Mahatma Gandhi Memorial College
- Motto: "Sathwath Sanjayathe Jnanam"
- Type: Private
- Established: 1949
- Affiliations: Mangalore University
- Principal: Dr. Gayathri Pai
- Location: Udupi, Karnataka, India
- Campus: Urban;
- Website: mgmudupi.ac.in

= Mahatma Gandhi Memorial College =

Mahatma Gandhi Memorial College is a degree college located in the town of Udupi, Karnataka, India. MGM College is run by the Academy of General Education, Manipal. The college also emphasizes on Sports and other Extra-curricular activities.

==History==
The Mahatma Gandhi Memorial College was founded by Dr. T.M.A. Pai in 1949 under the University of Madras.

==Academic Programmes==
The college offers degree programmes in the arts, commerce and science, as well as diploma courses in German language and computer science affiliated to the Mangalore University.
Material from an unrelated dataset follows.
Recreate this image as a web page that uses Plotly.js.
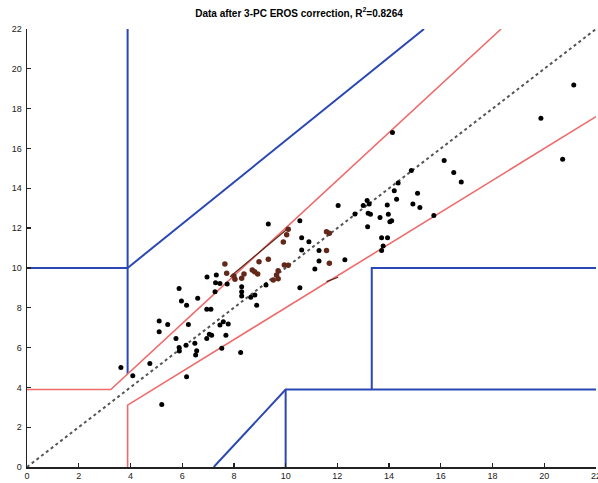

The college has been accredited by National Assessment and Accreditation Council with the "A+" Grade (CGPA 3.36 out of 4).

==Research==
The college has three research centres; one for Yakshagana and another is RG Pai Research Centre, which has done a Tulu lexicon project and published a Tulu dictionary. There is a regional resource centre for folk performing arts at the college campus.